Manifesting a ring

Since my divorce nearly 15 years ago, I haven’t wore rings very often. Beyond a tricolored three ring band, and my engagement ring and Tiffany anniversary band, that I occasionally wear because I love them, my hands generally remain unadorned.

And I’m perfectly ok with that. Most of the time.

Sometimes, though, I feel a little naked with my bare fingers. I imagine myself with the weight of a wide band on my ring finger and consider what style ring I might want to buy for myself – would it be silver or gold? Smooth or patterned or maybe even hammered? Maybe something with my sons’ birthstones inlaid?

At this point in the internal discussion with myself, I generally shut down the conversation. I most certainly don’t need another thing, especially not a self indulgent jewelry purchase.

Yet, I found myself peeking into windows at antique and jewelry stores on my recent trip, looking for a ring that might speak to me. I wondered about the price of lab grown diamonds and vintage pieces featured in shop windows and if there might be something appealing at the arts and crafts market on Eyre Square…

Eventually, though, I decided that I should hold on to my money and wear the rings that I already possess. Buying a piece of jewelry simply wasn’t a necessity.

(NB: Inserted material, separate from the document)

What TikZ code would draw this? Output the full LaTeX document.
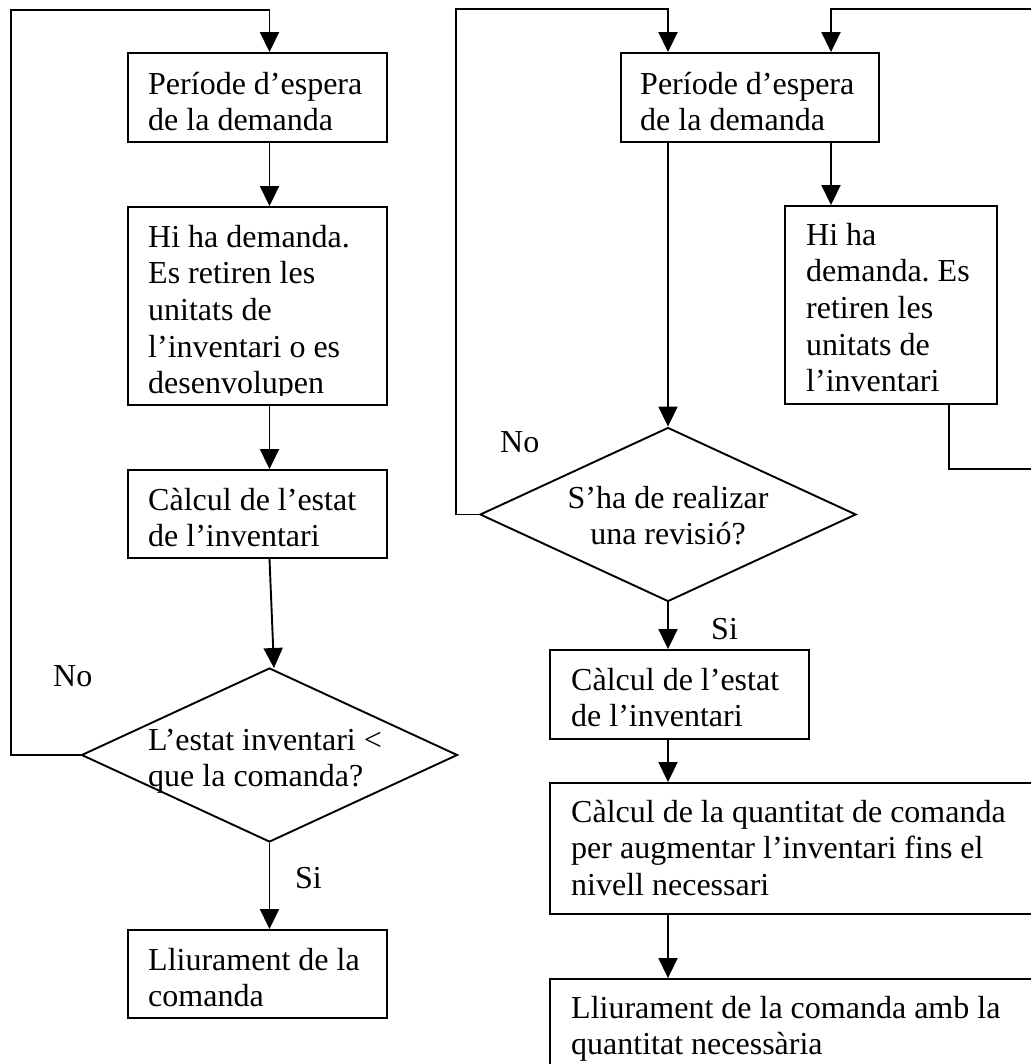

The afternoon we flew out of Dublin was pretty low key. We had arrived with plenty of time for some duty free shopping, a bite to eat and a last pint. When I finally sat down at the gate to wait for boarding, I glanced around for an outlet to make sure my devices were fully charged, (a compulsion of mine), when I noticed something on the table connected to my seat.

A ring.

A silver colored connected stack of three rings or bands, actually. Simple, clean looking with a wider center band that had some texture nestled between two smooth more narrow bands. I picked it up and, struck by how light it was, immediately assumed it was made from some sort of material like stainless steel. I tried it on my right hand ring finger.

It fit me perfectly.

For the next 90 minutes, I remained in my seat waiting for someone to come back to retrieve the piece of jewelry. When this anticipated unification between rightful owner and ring didn’t occur and it was time to board my flight, the ring came with me.

I guess it’s mine now.

Life sure is weird sometimes.

PS. After snapping a photo of the text on one of the ring’s bands and zooming in, I determined the ring is Mexican silver. I will take good care of it for as long as it belongs to me.

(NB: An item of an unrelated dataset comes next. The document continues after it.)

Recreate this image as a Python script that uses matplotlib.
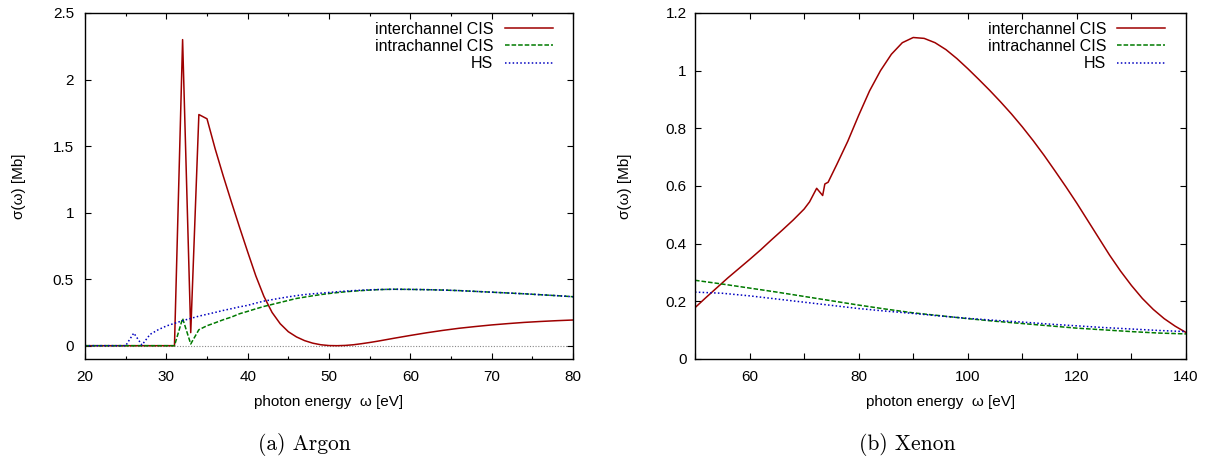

One thought on “Manifesting a ring

  1. You gotta listen to the voices.

    Only vaguely related: last fall, my wife fell, and among other things, broke her pinkie. Her hand was so swollen that they had to cut off her wedding band from her ring finger. It was the right and necessary thing. I know it made her sad at the time. And occasionally, it me oddly melancholy. Eventually, she’ll get it repaired. In a functional sense, it doesn’t matter – we’re just as married, 27 years on the 15th of May.